Masyarakat adalah suatu sistem sosial, maka
anggota-anggota masyarakat juga disebut makhluk sosial. Dalam masyarakat terdapat banyak
kelompok-kelompok di mana antara satu dengan yang lain saling berhubungan atau
berinteraksi. Karena ada kebutuhan saling berinteraksi antara kelompok yang
satu dengan yang lain maka anggota dari satu kelompok tertentu akan dapat
saling berinteraksi dengan anggota dari kelompok yang lain, bahkan, ia dapat
juga masuk dan menjadi bagian dari kelompok yang lain tanpa harus terlepas dari
kelompok asalnya.
Hubungan antarindividu dan hubungan antarkelompok
dalam suatu masyarakat akan membentuk apa yang disebut sebagai pola
hubungan/pola interaksi. Di dalam pola interaksi sosial yang terbentuk
sesungguhnya berisikan pola-pola tindakan dari tiap-tiap individu yang ada.
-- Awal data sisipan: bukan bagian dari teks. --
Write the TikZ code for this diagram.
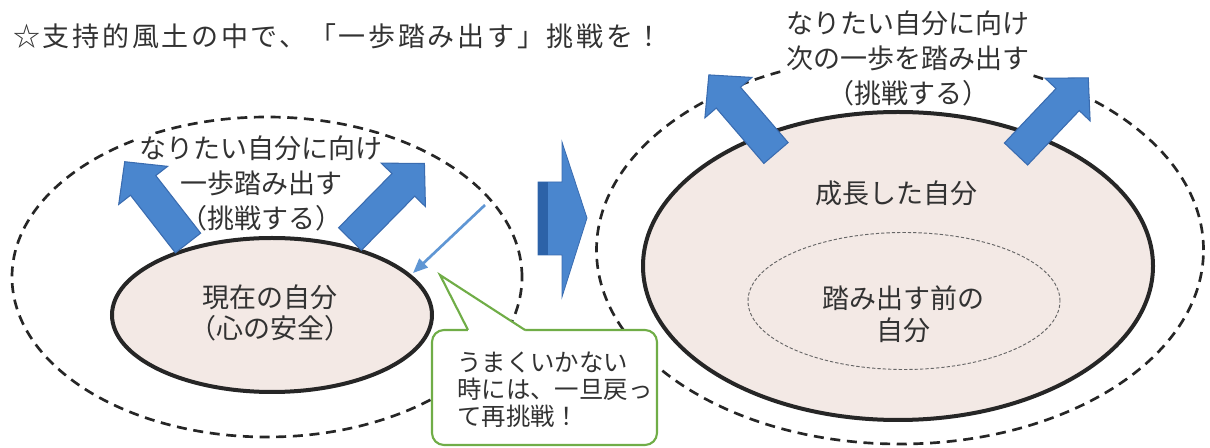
\documentclass[tikz,border=0pt]{standalone}
\usepackage{fontspec}
\setmainfont{Noto Sans CJK JP}
\usetikzlibrary{shapes.geometric,arrows.meta}
\definecolor{txt}{RGB}{50,50,50}
\definecolor{blu}{RGB}{74,134,206}
\definecolor{bluedge}{RGB}{58,108,176}
\definecolor{bludark}{RGB}{44,98,168}
\definecolor{thinblu}{RGB}{95,150,212}
\definecolor{pinkfill}{RGB}{243,233,229}
\definecolor{callgreen}{RGB}{112,173,71}
\newcommand\fatarr[3]{\draw[fatarrow, shift={(#1)}, rotate=#2] (0,-16) -- (#3-30,-16) -- (#3-30,-31) -- (#3,0) -- (#3-30,31) -- (#3-30,16) -- (0,16) -- cycle;}
\begin{document}
\begin{tikzpicture}[x=0.75pt,y=-0.75pt,
  outerdash/.style={ellipse, draw=black!85, line width=2pt, dash pattern=on 7.5pt off 5pt, inner sep=0pt, outer sep=0pt},
  selfell/.style={ellipse, draw=black!85, fill=pinkfill, line width=3pt, inner sep=0pt, outer sep=0pt},
  innerdash/.style={ellipse, draw=black!60, line width=0.7pt, dash pattern=on 2.5pt off 1.5pt, inner sep=0pt, outer sep=0pt},
  fatarrow/.style={fill=blu, draw=bluedge, line width=0.8pt, line join=miter},
  lbl/.style={text=txt, font=\fontsize{20.25}{26.5}\selectfont, align=center, inner sep=1pt},
  lblw/.style={lbl, fill=white},
  thinarrow/.style={draw=thinblu, line width=2pt, -{Triangle[length=11pt,width=9pt]}},
  calloutbox/.style={draw=callgreen, fill=white, line width=1.6pt, rounded corners=9pt}
]
\useasboundingbox (0,0) rectangle (1210,448);
% title
\node[text=txt, font=\fontsize{20.25}{24}\selectfont\addfontfeature{LetterSpace=10}, anchor=west, inner sep=0pt] (title) at (13,36) {☆支持的風土の中で、「一歩踏み出す」挑戦を！};
% left group
\node[outerdash, minimum width=382.5pt, minimum height=240pt] (lo) at (267,277) {};
\node[selfell, minimum width=240pt, minimum height=115.5pt] (cur) at (272,315) {};
\node[lbl, font=\fontsize{20.25}{23.5}\selectfont] (curtxt) at (270,313) {現在の自分\\（心の安全）};
\node[lblw, font=\fontsize{20.25}{26.25}\selectfont] (ltxt) at (261,183) {なりたい自分に向け\\一歩踏み出す\\（挑戦する）};
\fatarr{188,243}{127.9}{103}
\fatarr{350,239}{45.4}{106}
\coordinate (tstart) at (485,205);
\coordinate (tend) at (413,273);
\draw[thinarrow] (tstart) -- (tend);
% right group
\node[outerdash, minimum width=455.25pt, minimum height=291pt] (ro) at (900,250) {};
\node[selfell, minimum width=382.5pt, minimum height=231pt] (grown) at (898,266) {};
\node[innerdash, minimum width=234pt, minimum height=102.75pt] (before) at (904,301) {};
\node[lbl] (grtxt) at (896,193) {成長した自分};
\node[lbl, font=\fontsize{20.25}{24}\selectfont] (betxt) at (903,314) {踏み出す前の\\自分};
\node[lblw, font=\fontsize{20.25}{26.5}\selectfont] (rtxt) at (908,58.5) {なりたい自分に向け\\次の一歩を踏み出す\\（挑戦する）};
\fatarr{776,153}{130.7}{103}
\fatarr{1016,154}{46.5}{105}
% block arrow
\draw[fill=blu, draw=bluedge, line width=0.6pt] (538,182) -- (562,182) -- (562,142) -- (587,218) -- (562,297) -- (562,255) -- (538,255) -- cycle;
\fill[bludark] (538.4,182.4) rectangle (548,254.6);
% callout
\draw[calloutbox] (432,330) rectangle (657,445);
\fill[white] (468,332) -- (468,330) -- (440,275) -- (525,330) -- (525,332) -- cycle;
\draw[draw=callgreen, line width=1.6pt, line join=miter] (468,330) -- (440,275) -- (525,330);
\node[text=txt, font=\fontsize{18.3}{20.25}\selectfont, align=left, anchor=west, inner sep=0pt] (calltxt) at (457,390) {うまくいかない\\時には、一旦戻っ\\て再挑戦！};
\end{tikzpicture}
\end{document}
Inilah yang selanjutnya oleh Kornblum disebut sebagai struktur sosial. Struktur
sosial dapat didefinisikan sebagai “the recurring patterns of behavior that
create relationships among individuals and groups within a society”-- pola
perilaku berulang-ulang yang menciptakan hubungan antarindividu dan antarkelompok
dalam masyaraka.
Dalam membahas tentang struktur sosial, kita
dihadapkan pada dua konsep utama dari struktur sosial itu sendiri, yaitu konsep
“status” (status) dan konsep “peran” (role). Ralp Linton
mendefinisikan status sebagai kumpulan hak dan kewajiban, sedangkan peran
adalah aspek dinamis dari status. Sehingga dalam statusnya, seseorang akan
memiliki peran tertentu yang berhubungan dengan statusnya di dalam kelompok dan
masyarakatnya.
Status seseorang dapat mempengaruhi kemampuan orang
tersebut dalam upaya memperoleh sumber daya. Bila status seseorang dalam
hierarkinya tinggi maka ia akan memiliki banyak kesempatan untuk memperoleh
sumber daya yang juga lebih tinggi dari orang yang memiliki status di bawahnya.
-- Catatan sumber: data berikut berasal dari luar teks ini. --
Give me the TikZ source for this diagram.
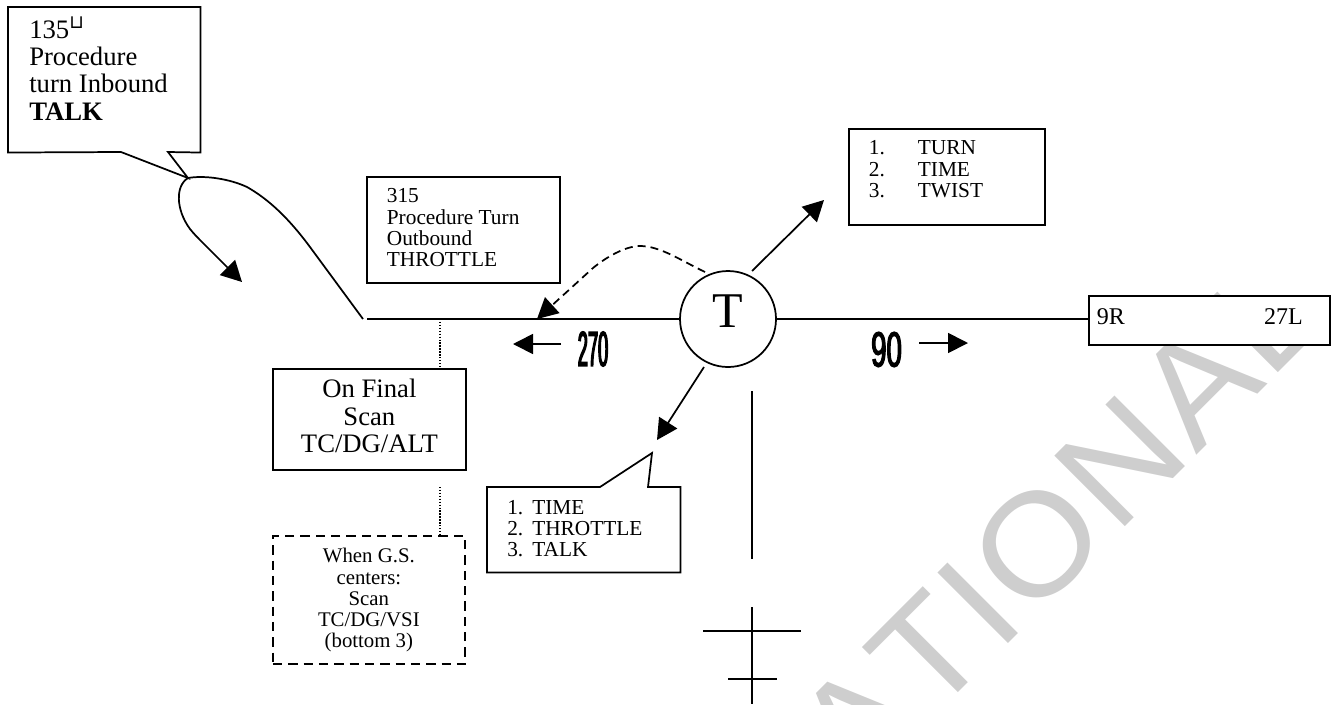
\documentclass[tikz,border=0pt]{standalone}
\usepackage{fontspec}
\setmainfont{Liberation Serif}
\newfontfamily\wmfont[FakeStretch=1.05,LetterSpace=2,Kerning=Off]{Liberation Sans}
\newfontfamily\symfont{DejaVu Sans}
\newfontfamily\condfont[FakeStretch=0.37,FakeBold=2.5]{Liberation Sans}
\newfontfamily\condwide[FakeStretch=0.56,FakeBold=2.5]{Liberation Sans}
\usetikzlibrary{arrows.meta,calc}
\definecolor{wmgrey}{HTML}{CECECE}
\newlength\pxu
\setlength\pxu{.75pt}
% width, height, left pad, first-baseline offset, baselineskip (all px), text
\newcommand\bxt[6]{%
  \begin{minipage}[t][#2\pxu][t]{#1\pxu}%
  \setlength\parindent{0pt}\setlength\baselineskip{#5\pxu}\setlength\lineskip{0pt}\setlength\lineskiplimit{-100pt}%
  \raggedright\leftskip=#3\pxu\relax\rule{0pt}{#4\pxu}#6%
  \end{minipage}}
\newcommand\bxc[5]{%
  \begin{minipage}[t][#2\pxu][t]{#1\pxu}%
  \setlength\parindent{0pt}\setlength\baselineskip{#4\pxu}\setlength\lineskip{0pt}\setlength\lineskiplimit{-100pt}%
  \centering\rule{0pt}{#3\pxu}#5%
  \end{minipage}}
\tikzset{
  ln/.style={line width=1.3pt,black},
  bx/.style={draw,line width=1.3pt,inner sep=0pt,anchor=north west,fill=white},
  ghost/.style={inner sep=0pt,anchor=north west},
  arr/.style={ln,-{Triangle[length=15.5pt,width=16pt]}},
  dot/.style={line width=1pt,dash pattern=on 1pt off 1.2pt},
  tsmall/.style={font=\fontsize{16}{18}\selectfont},
  tbig/.style={font=\fontsize{20}{22}\selectfont},
  trwy/.style={font=\fontsize{18}{20}\selectfont},
  cond/.style={font=\condfont\fontsize{37}{37}\selectfont,inner sep=0pt},
  condw/.style={font=\condwide\fontsize{37}{37}\selectfont,inner sep=0pt},
}
\begin{document}
\begin{tikzpicture}[x=.75pt,y=-.75pt]
\useasboundingbox (0,0) rectangle (1333,704);
\begin{scope}
\clip (0,0) rectangle (1333,704);
\node[wmgrey,rotate=45,inner sep=0pt,font=\wmfont\fontsize{108.75}{108.75}\selectfont] (wm) at (1058,523) {ATIONAL};
\end{scope}

% T marker
\node[draw,ln,circle,minimum size=96\pxu,inner sep=0pt,font=\fontsize{37.5}{40}\selectfont] (T) at (728,319) {\raisebox{8\pxu}[\height][\depth]{T}};

% runway
\node[bx,trwy] (rwy) at (1088,295) {\bxt{241}{49}{0}{29}{27}{\hspace*{8\pxu}9R\hfill 27L\hspace*{27\pxu}}};
\draw[ln] (T.east) -- (rwy.west |- T.east);

% boxes
\node[bx,tsmall] (pto) at (366,176) {\bxt{193}{106}{20}{26}{21.3}{315\\Procedure Turn\\Outbound\\THROTTLE}};
\node[bx,tsmall] (turn) at (848,128) {\bxt{196}{96}{20}{26}{21.5}{1.\hspace*{33\pxu}TURN\\2.\hspace*{33\pxu}TIME\\3.\hspace*{33\pxu}TWIST}};
\node[bx,tbig] (final) at (272,368) {\bxc{193}{101}{29}{27.5}{On Final\\Scan\\TC/DG/ALT}};
\node[bx,font=\fontsize{15.6}{18}\selectfont,dash pattern=on 7pt off 4.5pt] (gs) at (272,535) {\bxc{192}{128}{27}{21.2}{When G.S.\\centers:\\Scan\\TC/DG/VSI\\(bottom 3)}};

% callouts
\node[ghost,tbig] (inb) at (8,7) {\bxt{192}{145}{21}{31}{27.3}{135\textsuperscript{\symfont ⊔}\\Procedure\\turn Inbound\\\textbf{TALK}}};
\coordinate (inbtip) at (188,178);
\draw[ln] (inb.north west) -- (inb.north east) -- (inb.south east) -- (168,152) -- (inbtip) -- (121,152) -- (inb.south west) -- cycle;

\node[ghost,tsmall] (ttt) at (487,487) {\bxt{193}{85}{20}{27}{21}{1.\hspace*{9\pxu}TIME\\2.\hspace*{9\pxu}THROTTLE\\3.\hspace*{9\pxu}TALK}};
\coordinate (ttttip) at (652,453);
\draw[ln] (ttt.north west) -- (600,487) -- (ttttip) -- (648,487) -- (ttt.north east) -- (ttt.south east) -- (ttt.south west) -- cycle;

% main course and procedure turn
\coordinate (lineend) at (367,319);
\draw[ln] (T.west) -- (lineend);
\coordinate (ptstart) at (363,319);
\coordinate (pttip) at (242,282);
\draw[arr] (ptstart) -- (310,247) .. controls (290,220) and (270,200) .. (247,187)
  .. controls (230,179) and (205,175) .. (inbtip)
  .. controls (175,186) and (176,210) .. (190,229)
  .. controls (194,234) and (198,238) .. (203,243) -- (pttip);

% T arrows
\coordinate (turnstart) at (752,271);
\coordinate (turntip) at (824,200);
\draw[arr] (turnstart) -- (turntip);
\coordinate (tttstart) at (704,367);
\coordinate (tttarrow) at (657,440);
\draw[arr] (tttstart) -- (tttarrow);
\coordinate (dashstart) at (705,272);
\coordinate (dashtip) at (537,319);
\draw[ln,dash pattern=on 6pt off 3.75pt,-{Triangle[length=15.5pt,width=16pt]}] (dashstart) .. controls (680,260) and (660,246) .. (640,246)
  .. controls (625,246) and (605,258) .. (593,268) -- (dashtip);

% headings
\node[cond] (h270) at (593,349) {270};
\node[condw] (h90) at (886.5,349.5) {90};
\coordinate (w1) at (561,344); \coordinate (w2) at (513,344);
\draw[ln,-{Triangle[length=15pt,width=15pt]}] (w1) -- (w2);
\coordinate (e1) at (919,343); \coordinate (e2) at (968,343);
\draw[ln,-{Triangle[length=15pt,width=15pt]}] (e1) -- (e2);

% dotted links
\coordinate (d0) at (440,319);
\draw[dot] (d0) -- (d0 |- final.north);
\coordinate (d1) at (440,487);
\draw[dot] (d1) -- (d1 |- gs.north);

% airplane
\coordinate (v1) at (752,391); \coordinate (v2) at (752,559);
\draw[ln] (v1) -- (v2);
\coordinate (v3) at (752,607); \coordinate (v4) at (752,704);
\draw[ln] (v3) -- (v4);
\coordinate (w3) at (703,631); \coordinate (w4) at (801,631);
\draw[ln] (w3) -- (w4);
\coordinate (w5) at (728,679); \coordinate (w6) at (777,679);
\draw[ln] (w5) -- (w6);
\end{tikzpicture}
\end{document}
Status berkaitan dengan perannya di
dalam masyarakat. Sehingga biasanya kita menyebutnya sebagai status sosial.
Sedangkan keberadaan hierarki status seseorang akan memiliki berpengaruh
terhadap kuantitas dan kualitas sumber daya yang akan dimilikinya untuk
memenuhi kebutuhan hidupnya (ekonomi). Dengan demikian kita biasa menyebutnya
dengan konsep ”status sosial ekonomi” (SSE).
Konsep status sosial ekonomi inilah yang selanjutnya sering kali
dikaitkan dengan konsep kelas sosial.